[Collection entries]
******************************

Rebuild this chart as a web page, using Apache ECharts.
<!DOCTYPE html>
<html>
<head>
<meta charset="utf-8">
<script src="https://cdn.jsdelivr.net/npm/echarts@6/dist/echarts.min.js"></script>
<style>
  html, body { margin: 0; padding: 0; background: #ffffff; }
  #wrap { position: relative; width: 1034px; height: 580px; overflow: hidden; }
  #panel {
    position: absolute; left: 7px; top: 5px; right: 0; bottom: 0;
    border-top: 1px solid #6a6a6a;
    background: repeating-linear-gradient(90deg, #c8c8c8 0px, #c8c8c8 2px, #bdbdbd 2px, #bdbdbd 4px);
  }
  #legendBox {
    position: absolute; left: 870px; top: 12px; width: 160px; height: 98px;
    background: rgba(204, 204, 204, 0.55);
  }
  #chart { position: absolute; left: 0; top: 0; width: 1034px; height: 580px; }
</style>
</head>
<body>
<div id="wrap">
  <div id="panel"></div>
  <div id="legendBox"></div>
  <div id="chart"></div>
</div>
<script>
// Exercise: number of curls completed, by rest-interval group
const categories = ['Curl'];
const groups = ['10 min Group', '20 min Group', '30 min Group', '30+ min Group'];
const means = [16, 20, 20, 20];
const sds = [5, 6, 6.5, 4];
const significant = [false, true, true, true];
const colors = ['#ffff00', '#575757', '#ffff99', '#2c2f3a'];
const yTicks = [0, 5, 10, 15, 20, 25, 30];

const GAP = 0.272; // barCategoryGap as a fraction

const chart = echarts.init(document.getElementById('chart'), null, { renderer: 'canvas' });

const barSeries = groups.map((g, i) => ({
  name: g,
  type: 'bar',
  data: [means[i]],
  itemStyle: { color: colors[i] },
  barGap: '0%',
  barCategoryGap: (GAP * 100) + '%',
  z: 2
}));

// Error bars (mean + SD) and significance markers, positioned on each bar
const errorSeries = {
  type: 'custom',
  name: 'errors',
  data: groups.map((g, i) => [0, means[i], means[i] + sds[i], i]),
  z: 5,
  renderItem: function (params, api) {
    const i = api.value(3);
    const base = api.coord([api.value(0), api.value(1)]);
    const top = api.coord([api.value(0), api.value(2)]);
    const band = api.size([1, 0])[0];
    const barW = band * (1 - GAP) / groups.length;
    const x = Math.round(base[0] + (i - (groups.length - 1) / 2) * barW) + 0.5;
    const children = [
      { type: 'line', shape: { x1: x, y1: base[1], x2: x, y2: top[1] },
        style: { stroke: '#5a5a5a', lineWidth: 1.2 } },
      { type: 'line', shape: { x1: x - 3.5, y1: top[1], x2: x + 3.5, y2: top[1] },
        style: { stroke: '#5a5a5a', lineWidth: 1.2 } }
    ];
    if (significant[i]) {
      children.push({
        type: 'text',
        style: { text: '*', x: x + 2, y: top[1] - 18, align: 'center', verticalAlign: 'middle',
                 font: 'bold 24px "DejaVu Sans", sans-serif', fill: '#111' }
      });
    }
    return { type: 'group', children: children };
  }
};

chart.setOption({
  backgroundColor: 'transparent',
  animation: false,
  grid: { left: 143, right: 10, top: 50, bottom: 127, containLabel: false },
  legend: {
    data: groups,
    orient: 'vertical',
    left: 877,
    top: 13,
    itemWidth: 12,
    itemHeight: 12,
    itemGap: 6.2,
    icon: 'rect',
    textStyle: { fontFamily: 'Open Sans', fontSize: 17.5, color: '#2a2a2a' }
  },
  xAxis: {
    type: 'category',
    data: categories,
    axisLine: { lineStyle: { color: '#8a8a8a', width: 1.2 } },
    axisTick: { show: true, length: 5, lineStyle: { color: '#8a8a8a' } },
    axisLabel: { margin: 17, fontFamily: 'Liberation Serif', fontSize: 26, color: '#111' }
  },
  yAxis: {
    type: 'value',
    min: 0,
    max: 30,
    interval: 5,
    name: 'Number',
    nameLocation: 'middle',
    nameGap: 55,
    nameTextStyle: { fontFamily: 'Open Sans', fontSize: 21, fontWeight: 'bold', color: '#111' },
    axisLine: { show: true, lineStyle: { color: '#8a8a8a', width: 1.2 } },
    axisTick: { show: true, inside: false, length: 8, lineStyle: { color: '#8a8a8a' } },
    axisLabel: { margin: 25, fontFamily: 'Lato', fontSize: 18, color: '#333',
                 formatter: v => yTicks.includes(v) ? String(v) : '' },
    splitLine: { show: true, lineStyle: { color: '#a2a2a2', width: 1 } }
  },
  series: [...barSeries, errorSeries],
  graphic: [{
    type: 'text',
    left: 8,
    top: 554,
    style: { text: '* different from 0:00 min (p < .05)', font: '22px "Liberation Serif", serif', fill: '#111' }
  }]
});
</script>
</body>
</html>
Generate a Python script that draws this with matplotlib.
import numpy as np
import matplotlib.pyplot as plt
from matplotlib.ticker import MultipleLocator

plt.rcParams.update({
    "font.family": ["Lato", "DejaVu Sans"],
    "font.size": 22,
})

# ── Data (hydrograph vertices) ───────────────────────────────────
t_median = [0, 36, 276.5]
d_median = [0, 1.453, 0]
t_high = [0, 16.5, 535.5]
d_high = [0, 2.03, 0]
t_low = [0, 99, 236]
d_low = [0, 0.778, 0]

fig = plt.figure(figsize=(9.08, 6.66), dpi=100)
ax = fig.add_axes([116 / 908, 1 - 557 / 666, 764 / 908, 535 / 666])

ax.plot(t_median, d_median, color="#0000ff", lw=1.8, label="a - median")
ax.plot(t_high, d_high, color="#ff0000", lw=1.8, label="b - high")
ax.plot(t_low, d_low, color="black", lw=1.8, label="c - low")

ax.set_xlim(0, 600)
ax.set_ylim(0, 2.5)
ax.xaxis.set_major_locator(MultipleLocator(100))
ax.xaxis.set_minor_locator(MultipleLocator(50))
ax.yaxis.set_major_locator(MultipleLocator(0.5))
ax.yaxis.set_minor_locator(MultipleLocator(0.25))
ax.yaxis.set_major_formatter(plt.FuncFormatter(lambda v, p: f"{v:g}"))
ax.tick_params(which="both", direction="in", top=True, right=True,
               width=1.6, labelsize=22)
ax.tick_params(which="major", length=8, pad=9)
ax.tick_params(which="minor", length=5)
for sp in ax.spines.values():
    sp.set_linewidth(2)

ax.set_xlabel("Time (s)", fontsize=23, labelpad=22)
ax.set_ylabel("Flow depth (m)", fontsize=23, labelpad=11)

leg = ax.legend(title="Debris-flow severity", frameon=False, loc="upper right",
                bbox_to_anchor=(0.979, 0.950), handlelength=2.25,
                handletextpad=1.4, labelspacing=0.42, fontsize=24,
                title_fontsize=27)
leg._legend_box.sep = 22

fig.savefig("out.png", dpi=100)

******************************

Return all of the entries word for word.

*TASK OUTPUT:*
Rebuild this chart as a web page, using Apache ECharts.
<!DOCTYPE html>
<html>
<head>
<meta charset="utf-8">
<script src="https://cdn.jsdelivr.net/npm/echarts@6/dist/echarts.min.js"></script>
<style>
  html, body { margin: 0; padding: 0; background: #ffffff; }
  #wrap { position: relative; width: 1034px; height: 580px; overflow: hidden; }
  #panel {
    position: absolute; left: 7px; top: 5px; right: 0; bottom: 0;
    border-top: 1px solid #6a6a6a;
    background: repeating-linear-gradient(90deg, #c8c8c8 0px, #c8c8c8 2px, #bdbdbd 2px, #bdbdbd 4px);
  }
  #legendBox {
    position: absolute; left: 870px; top: 12px; width: 160px; height: 98px;
    background: rgba(204, 204, 204, 0.55);
  }
  #chart { position: absolute; left: 0; top: 0; width: 1034px; height: 580px; }
</style>
</head>
<body>
<div id="wrap">
  <div id="panel"></div>
  <div id="legendBox"></div>
  <div id="chart"></div>
</div>
<script>
// Exercise: number of curls completed, by rest-interval group
const categories = ['Curl'];
const groups = ['10 min Group', '20 min Group', '30 min Group', '30+ min Group'];
const means = [16, 20, 20, 20];
const sds = [5, 6, 6.5, 4];
const significant = [false, true, true, true];
const colors = ['#ffff00', '#575757', '#ffff99', '#2c2f3a'];
const yTicks = [0, 5, 10, 15, 20, 25, 30];

const GAP = 0.272; // barCategoryGap as a fraction

const chart = echarts.init(document.getElementById('chart'), null, { renderer: 'canvas' });

const barSeries = groups.map((g, i) => ({
  name: g,
  type: 'bar',
  data: [means[i]],
  itemStyle: { color: colors[i] },
  barGap: '0%',
  barCategoryGap: (GAP * 100) + '%',
  z: 2
}));

// Error bars (mean + SD) and significance markers, positioned on each bar
const errorSeries = {
  type: 'custom',
  name: 'errors',
  data: groups.map((g, i) => [0, means[i], means[i] + sds[i], i]),
  z: 5,
  renderItem: function (params, api) {
    const i = api.value(3);
    const base = api.coord([api.value(0), api.value(1)]);
    const top = api.coord([api.value(0), api.value(2)]);
    const band = api.size([1, 0])[0];
    const barW = band * (1 - GAP) / groups.length;
    const x = Math.round(base[0] + (i - (groups.length - 1) / 2) * barW) + 0.5;
    const children = [
      { type: 'line', shape: { x1: x, y1: base[1], x2: x, y2: top[1] },
        style: { stroke: '#5a5a5a', lineWidth: 1.2 } },
      { type: 'line', shape: { x1: x - 3.5, y1: top[1], x2: x + 3.5, y2: top[1] },
        style: { stroke: '#5a5a5a', lineWidth: 1.2 } }
    ];
    if (significant[i]) {
      children.push({
        type: 'text',
        style: { text: '*', x: x + 2, y: top[1] - 18, align: 'center', verticalAlign: 'middle',
                 font: 'bold 24px "DejaVu Sans", sans-serif', fill: '#111' }
      });
    }
    return { type: 'group', children: children };
  }
};

chart.setOption({
  backgroundColor: 'transparent',
  animation: false,
  grid: { left: 143, right: 10, top: 50, bottom: 127, containLabel: false },
  legend: {
    data: groups,
    orient: 'vertical',
    left: 877,
    top: 13,
    itemWidth: 12,
    itemHeight: 12,
    itemGap: 6.2,
    icon: 'rect',
    textStyle: { fontFamily: 'Open Sans', fontSize: 17.5, color: '#2a2a2a' }
  },
  xAxis: {
    type: 'category',
    data: categories,
    axisLine: { lineStyle: { color: '#8a8a8a', width: 1.2 } },
    axisTick: { show: true, length: 5, lineStyle: { color: '#8a8a8a' } },
    axisLabel: { margin: 17, fontFamily: 'Liberation Serif', fontSize: 26, color: '#111' }
  },
  yAxis: {
    type: 'value',
    min: 0,
    max: 30,
    interval: 5,
    name: 'Number',
    nameLocation: 'middle',
    nameGap: 55,
    nameTextStyle: { fontFamily: 'Open Sans', fontSize: 21, fontWeight: 'bold', color: '#111' },
    axisLine: { show: true, lineStyle: { color: '#8a8a8a', width: 1.2 } },
    axisTick: { show: true, inside: false, length: 8, lineStyle: { color: '#8a8a8a' } },
    axisLabel: { margin: 25, fontFamily: 'Lato', fontSize: 18, color: '#333',
                 formatter: v => yTicks.includes(v) ? String(v) : '' },
    splitLine: { show: true, lineStyle: { color: '#a2a2a2', width: 1 } }
  },
  series: [...barSeries, errorSeries],
  graphic: [{
    type: 'text',
    left: 8,
    top: 554,
    style: { text: '* different from 0:00 min (p < .05)', font: '22px "Liberation Serif", serif', fill: '#111' }
  }]
});
</script>
</body>
</html>
Generate a Python script that draws this with matplotlib.
import numpy as np
import matplotlib.pyplot as plt
from matplotlib.ticker import MultipleLocator

plt.rcParams.update({
    "font.family": ["Lato", "DejaVu Sans"],
    "font.size": 22,
})

# ── Data (hydrograph vertices) ───────────────────────────────────
t_median = [0, 36, 276.5]
d_median = [0, 1.453, 0]
t_high = [0, 16.5, 535.5]
d_high = [0, 2.03, 0]
t_low = [0, 99, 236]
d_low = [0, 0.778, 0]

fig = plt.figure(figsize=(9.08, 6.66), dpi=100)
ax = fig.add_axes([116 / 908, 1 - 557 / 666, 764 / 908, 535 / 666])

ax.plot(t_median, d_median, color="#0000ff", lw=1.8, label="a - median")
ax.plot(t_high, d_high, color="#ff0000", lw=1.8, label="b - high")
ax.plot(t_low, d_low, color="black", lw=1.8, label="c - low")

ax.set_xlim(0, 600)
ax.set_ylim(0, 2.5)
ax.xaxis.set_major_locator(MultipleLocator(100))
ax.xaxis.set_minor_locator(MultipleLocator(50))
ax.yaxis.set_major_locator(MultipleLocator(0.5))
ax.yaxis.set_minor_locator(MultipleLocator(0.25))
ax.yaxis.set_major_formatter(plt.FuncFormatter(lambda v, p: f"{v:g}"))
ax.tick_params(which="both", direction="in", top=True, right=True,
               width=1.6, labelsize=22)
ax.tick_params(which="major", length=8, pad=9)
ax.tick_params(which="minor", length=5)
for sp in ax.spines.values():
    sp.set_linewidth(2)

ax.set_xlabel("Time (s)", fontsize=23, labelpad=22)
ax.set_ylabel("Flow depth (m)", fontsize=23, labelpad=11)

leg = ax.legend(title="Debris-flow severity", frameon=False, loc="upper right",
                bbox_to_anchor=(0.979, 0.950), handlelength=2.25,
                handletextpad=1.4, labelspacing=0.42, fontsize=24,
                title_fontsize=27)
leg._legend_box.sep = 22

fig.savefig("out.png", dpi=100)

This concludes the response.